I’m working on clustering Bitcoin addresses using the multi-input heuristic, and I need to propagate entity labels across connected nodes. Here’s the situation:

  1. I treat each unique Bitcoin address as a node.
  2. For transactions with multiple input addresses, I have addresses A1, A2, A3, A4, and A5, which are connected with edges like this:
  • A1 is connected to A2
  • A2 is connected to A3
  • A3 is connected to A4
  • A4 is connected to A5These addresses form a connected cluster.
  1. Later, I learn that A2 belongs to Binance. I want to propagate the entity label “Binance” to all nodes in the cluster, so querying A5 would return “Binance.”

Questions:

  • In Dgraph, how can I propagate the entity label from A2 to all other connected nodes (A1, A3, A4, A5) efficiently?
  • Is there a way to automatically ensure that all nodes directly or indirectly connected to A2 inherit the entity label without manual traversal?
  • What’s the best approach or query structure in Dgraph for handling this kind of data propagation at scale?
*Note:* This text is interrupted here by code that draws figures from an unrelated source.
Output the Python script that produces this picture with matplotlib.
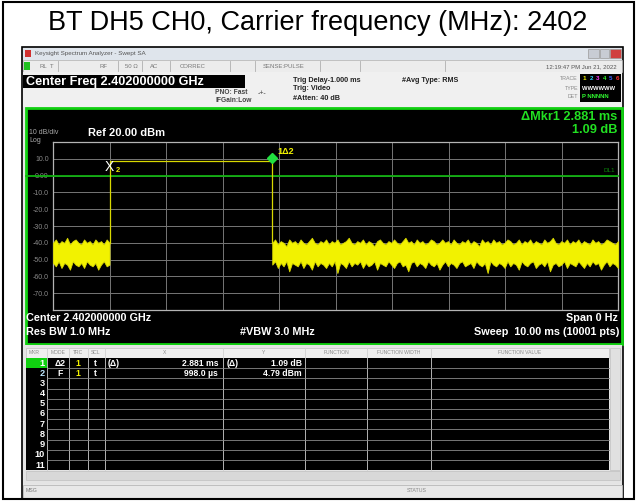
import numpy as np
import matplotlib.pyplot as plt
from matplotlib.patches import Rectangle

W, H = 637, 501
plt.rcParams['font.family'] = ['Liberation Sans', 'DejaVu Sans']

title = "BT DH5 CH0, Carrier frequency (MHz): 2402"

# analyzer settings
sweep_ms = [0, 10]
ref_level = 20
bottom_level = -80
y_ticks = [10, 0, -10, -20, -30, -40, -50, -60, -70]
y_tick_labels = ["10.0", "0.00", "-10.0", "-20.0", "-30.0", "-40.0", "-50.0", "-60.0", "-70.0"]
display_line = 0.0

# burst (pulse on)
pulse_on = 1.00
pulse_off = 3.88
pulse_level = 8.7

# markers
mkr2_t = 0.998
mkr1_dt = 2.881

# noise floor envelope, 0.05 ms steps (dBm)
pre_upper = [-40, -38, -41, -39, -40, -37, -41, -39, -38, -40, -41,
             -38, -40, -39, -41, -38, -40, -39, -41, -38, -40]
pre_lower = [-52, -54, -51, -55, -52, -53, -56, -51, -53, -54, -52,
             -55, -51, -53, -54, -52, -56, -53, -51, -54, -53]
post_upper = [-40, -38, -41, -39, -40, -42, -38, -40, -39, -41,
              -38, -40, -41, -39, -37, -40, -41, -39, -40, -38,
              -41, -39, -40, -38, -41, -40, -39, -37, -40, -41,
              -39, -40, -38, -41, -39, -40, -42, -39, -38, -40,
              -41, -39, -40, -38, -40, -41, -39, -37, -40, -39,
              -41, -38, -40, -39, -41, -40, -38, -39, -41, -40,
              -38, -40, -39, -41, -38, -40, -41, -39, -40, -38,
              -41, -39, -40, -42, -38, -40, -39, -41, -38, -40,
              -39, -41, -40, -38, -39, -41, -40, -38, -41, -39,
              -40, -38, -41, -39, -40, -41, -38, -40, -39, -37,
              -40, -41, -39, -40, -38, -41, -39, -40, -38, -41,
              -39, -40, -41, -38, -40, -39, -41, -40, -38, -39,
              -40, -41, -39]
post_lower = [-53, -51, -55, -52, -54, -51, -57, -52, -53, -54,
              -51, -55, -52, -53, -56, -51, -54, -52, -53, -55,
              -52, -54, -51, -58, -52, -53, -55, -51, -54, -52,
              -53, -51, -55, -52, -54, -53, -51, -56, -52, -53,
              -54, -51, -53, -55, -52, -51, -54, -53, -57, -52,
              -51, -54, -52, -53, -55, -51, -53, -54, -52, -56,
              -53, -51, -54, -52, -53, -55, -52, -51, -54, -53,
              -52, -55, -51, -53, -54, -52, -58, -51, -53, -54,
              -52, -53, -55, -51, -54, -52, -53, -56, -51, -53,
              -54, -52, -51, -55, -53, -52, -54, -51, -57, -53,
              -52, -54, -53, -51, -55, -52, -53, -54, -51, -53,
              -55, -52, -54, -51, -53, -52, -56, -53, -51, -54,
              -52, -53, -55]

# marker table
tbl_headers = ["MKR", "MODE", "TRC", "SCL", "X", "Y", "FUNCTION", "FUNCTION WIDTH", "FUNCTION VALUE"]
tbl_mode = ["\u03942", "F"]
tbl_x = ["2.881 ms", "998.0 \u00b5s"]
tbl_y = ["1.09 dB", "4.79 dBm"]
tbl_xpre = ["(\u0394)", ""]
tbl_ypre = ["(\u0394)", ""]

YEL = '#f2f200'
GRN = '#22e022'


def fx(x):
    return x / W


def fy(y):
    return 1 - y / H


def box(fig, x0, y0, x1, y1, fc, ec='none', lw=0.8, z=1):
    fig.add_artist(Rectangle((fx(x0), fy(y1)), (x1 - x0) / W, (y1 - y0) / H,
                             transform=fig.transFigure, fc=fc, ec=ec, lw=lw, zorder=z))


def txt(fig, x, y, s, size=6, color='#333333', ha='left', weight='bold', z=5):
    fig.text(fx(x), fy(y), s, fontsize=size, color=color, ha=ha, va='center',
             fontweight=weight, zorder=z)


fig = plt.figure(figsize=(W / 100, H / 100), dpi=100)
fig.patch.set_facecolor('white')

# outer frame + title
box(fig, 3, 2, 634, 499, 'none', ec='black', lw=1.5, z=20)
fig.text(fx(318), fy(23), title, fontsize=19.5, ha='center', va='center', color='black')

# screenshot chrome
box(fig, 22, 47, 623, 499, '#e6e6e6', ec='black', lw=1.2, z=1)
box(fig, 23, 48, 622, 60, '#dfe5ec', z=2)
box(fig, 25, 50, 31, 57, '#d03030', z=3)
txt(fig, 35, 54, "Keysight Spectrum Analyzer - Swept SA", 4.5, '#555555', weight='normal')
box(fig, 588, 49, 599, 58, '#c8ccd4', ec='#9a9a9a', lw=0.5, z=3)
box(fig, 600, 49, 609, 58, '#c8ccd4', ec='#9a9a9a', lw=0.5, z=3)
box(fig, 610, 49, 621, 58, '#d04040', ec='#9a9a9a', lw=0.5, z=3)

box(fig, 23, 60, 622, 72, '#ececec', ec='#b0b0b0', lw=0.5, z=2)
box(fig, 24, 62, 30, 70, '#20c020', z=3)
for sx in [58, 118, 142, 170, 230, 255, 320, 360, 445]:
    fig.add_artist(plt.Line2D([fx(sx), fx(sx)], [fy(61), fy(71)], transform=fig.transFigure,
                              color='#b0b0b0', lw=0.6, zorder=3))
for sx, s in [(40, "RL"), (50, "T"), (100, "RF"), (125, "50 \u03a9"), (150, "AC"), (180, "CORREC"),
              (263, "SENSE:PULSE")]:
    txt(fig, sx, 66, s, 4.3, '#777777', weight='normal')
txt(fig, 617, 67, "12:19:47 PM Jun 21, 2022", 4.3, '#555555', ha='right', weight='normal')

box(fig, 23, 72, 622, 107, '#f0f0f0', z=2)
box(fig, 23, 75, 245, 88, 'black', z=3)
txt(fig, 26, 82, "Center Freq 2.402000000 GHz", 9.1, 'white')
txt(fig, 215, 93, "PNO: Fast", 4.8, '#444444')
txt(fig, 258, 93, "-+-", 5, '#444444', weight='normal')
txt(fig, 215, 101, "IFGain:Low", 4.8, '#444444')
txt(fig, 293, 80, "Trig Delay-1.000 ms", 5.2, '#222222')
txt(fig, 293, 89, "Trig: Video", 5.2, '#222222')
txt(fig, 293, 98, "#Atten: 40 dB", 5.2, '#222222')
txt(fig, 402, 80, "#Avg Type: RMS", 5.2, '#222222')
txt(fig, 578, 79, "TRACE", 3.8, '#888888', ha='right', weight='normal')
txt(fig, 578, 88, "TYPE", 3.8, '#888888', ha='right', weight='normal')
txt(fig, 578, 97, "DET", 3.8, '#888888', ha='right', weight='normal')
box(fig, 580, 74, 621, 102, 'black', z=3)
for k, c in enumerate(['#f2f200', '#30d0ff', '#ff40ff', '#30ff30', '#4060ff', '#ff3030']):
    txt(fig, 583 + 6.5 * k, 79, str(k + 1), 4.5, c)
txt(fig, 582, 88, "WWWWWW", 4.2, 'white')
txt(fig, 582, 97, "P NNNNN", 4.2, '#30ff30')

# display area
box(fig, 26, 108, 622, 344, 'black', ec='#10d010', lw=2.0, z=2)
txt(fig, 617, 117, "\u0394Mkr1 2.881 ms", 9.2, GRN, ha='right')
txt(fig, 617, 130, "1.09 dB", 9.2, GRN, ha='right')
txt(fig, 29, 133, "10 dB/div", 5, '#aaaaaa', weight='normal')
txt(fig, 29, 141, "Log", 5, '#aaaaaa', weight='normal')
txt(fig, 88, 133, "Ref 20.00 dBm", 8, 'white')
txt(fig, 26, 318, "Center 2.402000000 GHz", 7.8, 'white')
txt(fig, 618, 318, "Span 0 Hz", 7.8, 'white', ha='right')
txt(fig, 26, 332, "Res BW 1.0 MHz", 7.8, 'white')
txt(fig, 240, 332, "#VBW 3.0 MHz", 7.8, 'white')
txt(fig, 619, 332, "Sweep  10.00 ms (10001 pts)", 7.8, 'white', ha='right')

ax = fig.add_axes([fx(53), fy(310), 565 / W, 168 / H], zorder=10)
ax.set_facecolor('black')
ax.set_xlim(*sweep_ms)
ax.set_ylim(bottom_level, ref_level)
ax.set_xticks(np.arange(sweep_ms[0], sweep_ms[1] + 1, 1))
ax.set_xticklabels([])
ax.set_yticks(y_ticks, y_tick_labels)
ax.tick_params(length=0, labelsize=5, labelcolor='#8a8a8a', pad=3)
ax.grid(True, color='#767676', lw=0.7)
for sp in ax.spines.values():
    sp.set_color('#b4b4b4')
    sp.set_linewidth(0.9)

ax.axhline(display_line, xmin=-0.047, xmax=1.0, color='#10b010', lw=1.3, clip_on=False, zorder=3)
ax.text(0.995, display_line + 1.5, "DL1", color='#0c8a0c', fontsize=4.5, ha='right', va='bottom',
        transform=ax.get_yaxis_transform())

pre_t = np.linspace(sweep_ms[0], pulse_on, len(pre_upper))
post_t = np.linspace(pulse_off, sweep_ms[1], len(post_upper))
ax.fill_between(pre_t, pre_lower, pre_upper, color=YEL, lw=0.6, ec='#d8d800', zorder=4)
ax.fill_between(post_t, post_lower, post_upper, color=YEL, lw=0.6, ec='#d8d800', zorder=4)
ax.plot([pulse_on, pulse_on, pulse_off, pulse_off],
        [pre_upper[-1], pulse_level, pulse_level, post_upper[0]], color='#d8d800', lw=0.9, zorder=4)

mkr1_t = mkr2_t + mkr1_dt
ax.annotate("X", (mkr2_t, pulse_level), xytext=(0, -4), textcoords='offset points',
            color='white', fontsize=10, ha='center', va='center', zorder=6)
ax.annotate("2", (mkr2_t, pulse_level), xytext=(6, -7), textcoords='offset points',
            color=YEL, fontsize=5.5, fontweight='bold', ha='center', va='center', zorder=6)
ax.plot([mkr1_t], [pulse_level + 2], marker='D', ms=5, color='#20e040', zorder=6)
ax.annotate("1\u03942", (mkr1_t, pulse_level), xytext=(4, 7), textcoords='offset points',
            color=YEL, fontsize=6.5, fontweight='bold', ha='left', va='center', zorder=6)

# marker table
box(fig, 23, 345, 622, 484, '#e4e4e4', z=2)
box(fig, 26, 348, 609, 358, '#efefef', ec='#c0c0c0', lw=0.5, z=3)
box(fig, 26, 358, 609, 470, 'black', z=3)
box(fig, 26, 358, 47, 368, '#10d010', z=4)
col_lines = [47, 69, 88, 105, 223, 305, 367, 431]
for cx in col_lines:
    fig.add_artist(plt.Line2D([fx(cx), fx(cx)], [fy(348), fy(470)], transform=fig.transFigure,
                              color='#d0d0d0', lw=0.6, zorder=5))
for i in range(1, 11):
    yy = 358 + 10.2 * i
    fig.add_artist(plt.Line2D([fx(47), fx(609)], [fy(yy), fy(yy)], transform=fig.transFigure,
                              color='#8a8a8a', lw=0.6, zorder=5))
hx = [34, 58, 78, 96, 165, 264, 336, 399, 520]
for x0, h in zip(hx, tbl_headers):
    txt(fig, x0, 353, h, 3.6, '#8a8a8a', ha='center', weight='normal', z=6)
for i in range(11):
    yy = 363 + 10.2 * i
    txt(fig, 45, yy, str(i + 1), 6.6, 'white' if i != 1 else '#bfe8ff', ha='right', z=6)
for i in range(len(tbl_mode)):
    yy = 363 + 10.2 * i
    txt(fig, 60, yy, tbl_mode[i], 6.2, 'white', ha='center', z=6)
    txt(fig, 78, yy, "1", 6.2, YEL, ha='center', z=6)
    txt(fig, 95, yy, "t", 6.2, 'white', ha='center', z=6)
    txt(fig, 108, yy, tbl_xpre[i], 6.2, 'white', z=6)
    txt(fig, 218, yy, tbl_x[i], 6.2, 'white', ha='right', z=6)
    txt(fig, 227, yy, tbl_ypre[i], 6.2, 'white', z=6)
    txt(fig, 302, yy, tbl_y[i], 6.2, 'white', ha='right', z=6)
box(fig, 610, 348, 620, 470, '#e0e0e0', ec='#c0c0c0', lw=0.5, z=3)
box(fig, 26, 471, 620, 480, '#d8d8d8', ec='#c0c0c0', lw=0.5, z=3)

# status bar
box(fig, 23, 485, 622, 498, '#e8e8e8', ec='#b8b8b8', lw=0.6, z=2)
txt(fig, 26, 491, "MSG", 3.8, '#777777', weight='normal')
txt(fig, 407, 491, "STATUS", 3.8, '#888888', weight='normal')

fig.savefig('out.png', dpi=100)
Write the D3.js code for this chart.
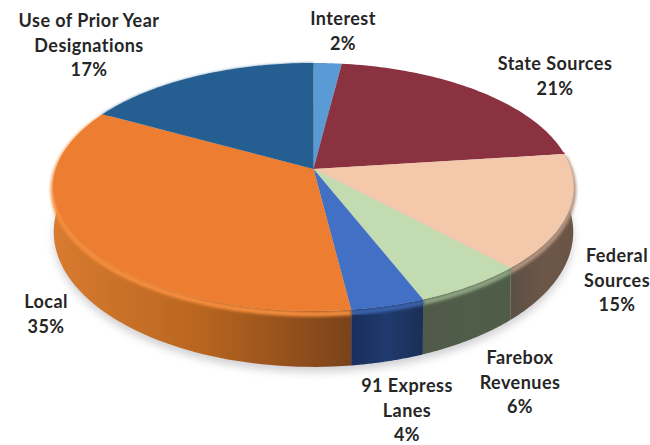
<!DOCTYPE html>
<html>
<head>
<meta charset="utf-8">
<script src="https://cdn.jsdelivr.net/npm/d3@7/dist/d3.min.js"></script>
<style>
html,body{margin:0;padding:0;background:#fff}
svg{display:block}
text{font-family:Lato,"Open Sans",sans-serif;font-weight:700;font-size:18px;letter-spacing:.45px;fill:#262626;text-anchor:middle}
</style>
</head>
<body>
<svg id="chart" width="650" height="445"></svg>
<script>
// Revenue sources, clockwise from twelve o'clock
const categories = ["Interest", "State Sources", "Federal Sources", "Farebox Revenues", "91 Express Lanes", "Local", "Use of Prior Year Designations"];
const shares = [2, 21, 15, 6, 4, 35, 17];
const labelLines = [["Interest"], ["State Sources"], ["Federal", "Sources"], ["Farebox", "Revenues"], ["91 Express", "Lanes"], ["Local"], ["Use of Prior Year", "Designations"]];
const topColors = ["#5B9BD5", "#8A3240", "#F4C8AB", "#C2DBB0", "#4270C4", "#ED7D31", "#255E91"];
const rimColors = ["#5B9BD5", "#8A3240", "#B49682", "#8FA583", "#3B64AE", "#F78E3C", "#255E91"];
const sideStops = [null, null, ["#5A5045", "#6C5647", "#6A5445"], ["#4F5A48", "#505D49", "#4F5C48"], ["#1A2F5B", "#1F3A6E", "#1B2F56"], ["#D87B30", "#B8651F", "#7A421A"], null];

// Label anchor: centre x and first baseline
const labelAnchors = [[343, 25], [555, 70], [617, 262], [520, 364], [407, 392], [46, 308], [89, 27]];
const lineHeight = 24.6;

const svg = d3.select("#chart");
const defs = svg.append("defs");
const blur = (id, s) => defs.append("filter").attr("id", id)
  .attr("x", "-20%").attr("y", "-20%").attr("width", "140%").attr("height", "140%")
  .append("feGaussianBlur").attr("stdDeviation", s);
blur("soft", 1.5);
blur("shadow", 4);

// Tilted disc: a projective mapping of the unit circle, so the near rim is larger
const tilt = 0.145;
const project = (disc) => (a) => {
  const u = Math.sin(a), v = -Math.cos(a), w = 1 - tilt * v;
  return [disc.cx + disc.a * u / w, disc.cy + disc.b * v / w];
};
const hub = [313.5, 169];
const topDisc = project({cx: hub[0], cy: hub[1], a: 257.5, b: 121.4});
const baseDisc = project({cx: hub[0], cy: 212.4, a: 257, b: 132.1});

const arcs = d3.pie().sort(null).startAngle(0).endAngle(2 * Math.PI)(shares);
const path = d3.line();
const sweep = (f, a0, a1) => d3.range(0, 61).map(i => f(a0 + (a1 - a0) * i / 60));

// Only the near part of the wall can be seen
const wallFrom = 82 * Math.PI / 180, wallTo = 275 * Math.PI / 180;

// Soft ground shadow beneath the base
svg.append("path")
  .attr("d", path(sweep(baseDisc, 0, 2 * Math.PI).map(p => [p[0], p[1] + 5])) + "Z")
  .attr("fill", "#a9a9b0").attr("opacity", 0.55).attr("filter", "url(#shadow)");

// Outer wall, slice by slice
arcs.forEach((d, i) => {
  const a0 = Math.max(d.startAngle, wallFrom), a1 = Math.min(d.endAngle, wallTo);
  if (a1 <= a0 || !sideStops[i]) return;
  const top = sweep(topDisc, a0, a1), base = sweep(baseDisc, a0, a1);
  const xs = top.concat(base).map(p => p[0]);
  const g = defs.append("linearGradient").attr("id", "wall" + i)
    .attr("gradientUnits", "userSpaceOnUse")
    .attr("x1", d3.min(xs)).attr("x2", d3.max(xs)).attr("y1", 0).attr("y2", 0);
  sideStops[i].forEach((c, k) => g.append("stop").attr("offset", k / 2).attr("stop-color", c));
  svg.append("path")
    .attr("d", path(top.concat(base.reverse())) + "Z")
    .attr("fill", `url(#wall${i})`);
});

// Bevel: a blurred band along the rim blends the face into the wall
arcs.forEach((d, i) => {
  const a0 = Math.max(d.startAngle, wallFrom - 0.02);
  if (d.endAngle <= a0) return;
  svg.append("path")
    .attr("d", path(sweep(topDisc, a0, d.endAngle).map(p => [p[0], p[1] + 3])))
    .attr("fill", "none").attr("stroke", rimColors[i]).attr("stroke-width", 5)
    .attr("filter", "url(#soft)");
});

// Top face
svg.append("g").selectAll("path").data(arcs).join("path")
  .attr("d", d => path([hub].concat(sweep(topDisc, d.startAngle, d.endAngle))) + "Z")
  .attr("fill", (d, i) => topColors[i]);

// Labels: category lines followed by the share
svg.append("g").selectAll("text").data(categories).join("text")
  .attr("transform", (d, i) => `translate(${labelAnchors[i][0]},${labelAnchors[i][1]})`)
  .attr("aria-label", d => d)
  .each(function (d, i) {
    const t = d3.select(this);
    labelLines[i].concat(shares[i] + "%").forEach((line, k) => {
      t.append("tspan").attr("x", 0).attr("y", k * lineHeight).text(line);
    });
  });
</script>
</body>
</html>
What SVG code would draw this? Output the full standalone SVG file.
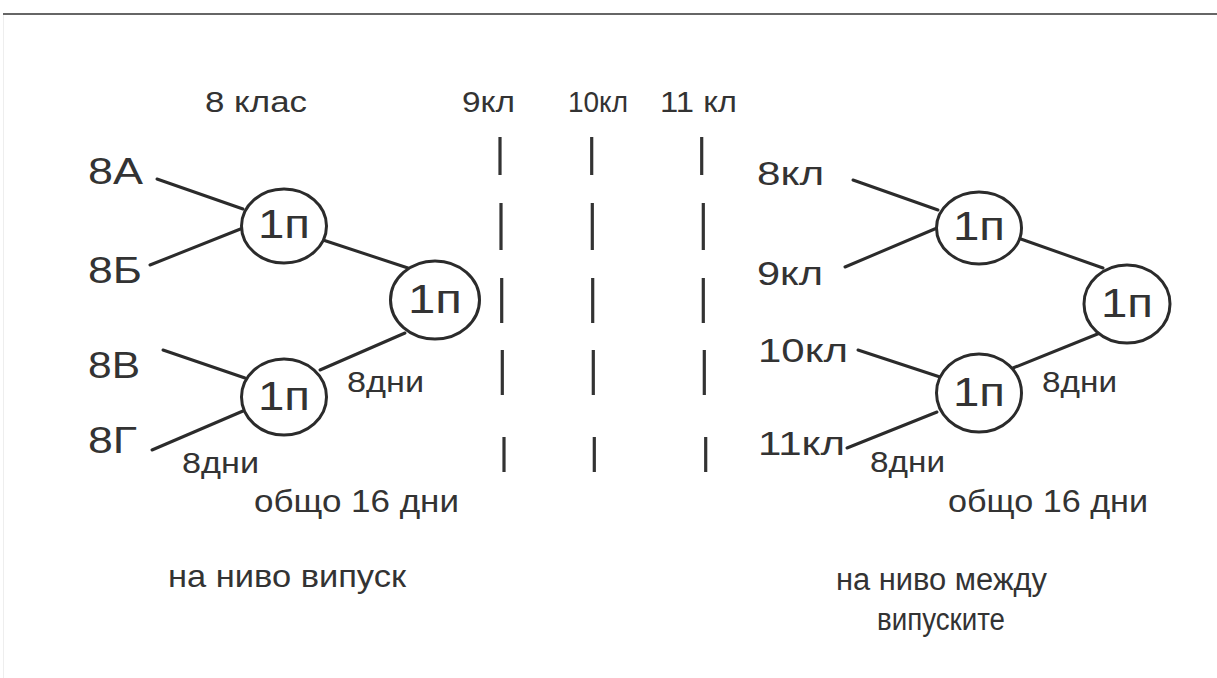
<svg xmlns="http://www.w3.org/2000/svg" width="1217" height="678" viewBox="0 0 1217 678">
<style>
.t{font-family:"Liberation Sans",Arial,sans-serif;fill:#333}
.n{fill:#fff;stroke:#2b2b2b;stroke-width:3}
.c line{stroke:#2b2b2b;stroke-width:3;stroke-linecap:round}
.d line{stroke:#333;stroke-width:3.2}
</style>
<rect width="1217" height="678" fill="#fff"/>
<line x1="3" y1="14" x2="1217" y2="14" stroke="#333" stroke-width="1.5"/>
<line x1="3.5" y1="15" x2="3.5" y2="678" stroke="#eee" stroke-width="1"/>
<g id="connectors" class="c">
<line x1="157" y1="179" x2="243" y2="209"/>
<line x1="150" y1="265" x2="243" y2="228"/>
<line x1="323" y1="240" x2="408" y2="268"/>
<line x1="405" y1="333" x2="320" y2="370"/>
<line x1="163" y1="350" x2="245" y2="378"/>
<line x1="152" y1="450" x2="243" y2="411"/>
<line x1="853" y1="180" x2="938" y2="210"/>
<line x1="845" y1="267" x2="937" y2="228"/>
<line x1="1018" y1="238" x2="1103" y2="268"/>
<line x1="1100" y1="333" x2="1013" y2="368"/>
<line x1="858" y1="350" x2="940" y2="377"/>
<line x1="847" y1="448" x2="937" y2="412"/>
</g>
<g id="dashes" class="d">
<line x1="500" y1="137" x2="500" y2="175"/>
<line x1="501" y1="203" x2="501" y2="250"/>
<line x1="501.7" y1="278" x2="501.7" y2="323"/>
<line x1="502.3" y1="350" x2="502.3" y2="395"/>
<line x1="504" y1="437" x2="504" y2="472"/>
<line x1="591.7" y1="137" x2="591.7" y2="175"/>
<line x1="592.3" y1="203" x2="592.3" y2="250"/>
<line x1="592.7" y1="278" x2="592.7" y2="323"/>
<line x1="593.3" y1="350" x2="593.3" y2="395"/>
<line x1="594.3" y1="437" x2="594.3" y2="472"/>
<line x1="701.7" y1="137" x2="701.7" y2="175"/>
<line x1="703.3" y1="203" x2="703.3" y2="250"/>
<line x1="703.3" y1="278" x2="703.3" y2="323"/>
<line x1="704.3" y1="350" x2="704.3" y2="395"/>
<line x1="705.7" y1="437" x2="705.7" y2="472"/>
</g>
<g id="n1"><ellipse class="n" cx="284" cy="226" rx="42.5" ry="37"/><text class="t" x="258" y="238" font-size="40" textLength="52" lengthAdjust="spacingAndGlyphs">1п</text></g>
<g id="n2"><ellipse class="n" cx="435" cy="300" rx="44.5" ry="39"/><text class="t" x="408" y="313" font-size="40" textLength="54" lengthAdjust="spacingAndGlyphs">1п</text></g>
<g id="n3"><ellipse class="n" cx="284" cy="397" rx="42.5" ry="38"/><text class="t" x="258" y="410" font-size="40" textLength="52" lengthAdjust="spacingAndGlyphs">1п</text></g>
<g id="n4"><ellipse class="n" cx="979" cy="228" rx="42.5" ry="36"/><text class="t" x="953" y="240" font-size="40" textLength="52" lengthAdjust="spacingAndGlyphs">1п</text></g>
<g id="n5"><ellipse class="n" cx="1127" cy="304" rx="43" ry="39"/><text class="t" x="1101" y="317" font-size="40" textLength="52" lengthAdjust="spacingAndGlyphs">1п</text></g>
<g id="n6"><ellipse class="n" cx="979" cy="393" rx="42.5" ry="39"/><text class="t" x="953" y="406" font-size="40" textLength="52" lengthAdjust="spacingAndGlyphs">1п</text></g>
<g id="labels">
<text class="t" x="205" y="112" font-size="29" textLength="102" lengthAdjust="spacingAndGlyphs">8 клас</text>
<text class="t" x="462" y="112" font-size="30" textLength="53" lengthAdjust="spacingAndGlyphs">9кл</text>
<text class="t" x="568" y="112" font-size="30" textLength="60" lengthAdjust="spacingAndGlyphs">10кл</text>
<text class="t" x="660" y="112" font-size="30" textLength="77" lengthAdjust="spacingAndGlyphs">11 кл</text>
<text class="t" x="88" y="184" font-size="36" textLength="55" lengthAdjust="spacingAndGlyphs">8А</text>
<text class="t" x="88" y="283" font-size="36" textLength="54" lengthAdjust="spacingAndGlyphs">8Б</text>
<text class="t" x="88" y="378" font-size="36" textLength="52" lengthAdjust="spacingAndGlyphs">8В</text>
<text class="t" x="88" y="453" font-size="36" textLength="49" lengthAdjust="spacingAndGlyphs">8Г</text>
<text class="t" x="347" y="392" font-size="29" textLength="77" lengthAdjust="spacingAndGlyphs">8дни</text>
<text class="t" x="182" y="473" font-size="29" textLength="77" lengthAdjust="spacingAndGlyphs">8дни</text>
<text class="t" x="254" y="512" font-size="31" textLength="205" lengthAdjust="spacingAndGlyphs">общо 16 дни</text>
<text class="t" x="168" y="587" font-size="32" textLength="238" lengthAdjust="spacingAndGlyphs">на ниво випуск</text>
<text class="t" x="757" y="185" font-size="34" textLength="67" lengthAdjust="spacingAndGlyphs">8кл</text>
<text class="t" x="757" y="285" font-size="34" textLength="66" lengthAdjust="spacingAndGlyphs">9кл</text>
<text class="t" x="758" y="362" font-size="34" textLength="90" lengthAdjust="spacingAndGlyphs">10кл</text>
<text class="t" x="758" y="455" font-size="34" textLength="87" lengthAdjust="spacingAndGlyphs">11кл</text>
<text class="t" x="1042" y="392" font-size="29" textLength="75" lengthAdjust="spacingAndGlyphs">8дни</text>
<text class="t" x="870" y="472" font-size="29" textLength="75" lengthAdjust="spacingAndGlyphs">8дни</text>
<text class="t" x="948" y="512" font-size="31" textLength="200" lengthAdjust="spacingAndGlyphs">общо 16 дни</text>
<text class="t" x="836" y="590" font-size="31" textLength="211" lengthAdjust="spacingAndGlyphs">на ниво между</text>
<text class="t" x="877" y="630" font-size="31" textLength="128" lengthAdjust="spacingAndGlyphs">випуските</text>
</g>
</svg>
Any suggestions on the best way to implement this would be very helpful. Thanks!

1 Like

I have a similar query.

Not sure what you mean by ’ without manual traversal’.

Here is a way to assign labels for you cluster:
Assuming that the relationship is connect_to, you can use an upsert to set the label of the known node to all other connected nodes in the chain.

upsert {
  query {
    var(func: uid(0x632ea3)) @recurse {
      others as connect_to
    }
    var(func: uid(0x632ea3)) {
     l as label
    }
    var(){
      ml as max(val(l))
    } 
  }

  mutation {
    # we copy the values from the old predicate
    set {
      uid(others) <label> val(ml) .
    }
  }
}

The first block finds all connected node recursively
The second block get the label of the initial node.
It is a Dgraph variable so it is a map → value for the single uid of the node.
To be able to use this label value as a ‘global’ variable, I’m using a trick by using an anonymous block and aggregate the variable using max.
In my case I have only one data so the the max is the value I need but more importantly this an aggregation variable and not a map variable. I can use in the subsequent block as a ‘global’.

The mutation is just assigning the label to all connected node.

This is an efficient way of propagating labels when you start from a known node (by uid or other ID).

You may want to follow ~connect_to for find you A1 from A2 (reverse edge).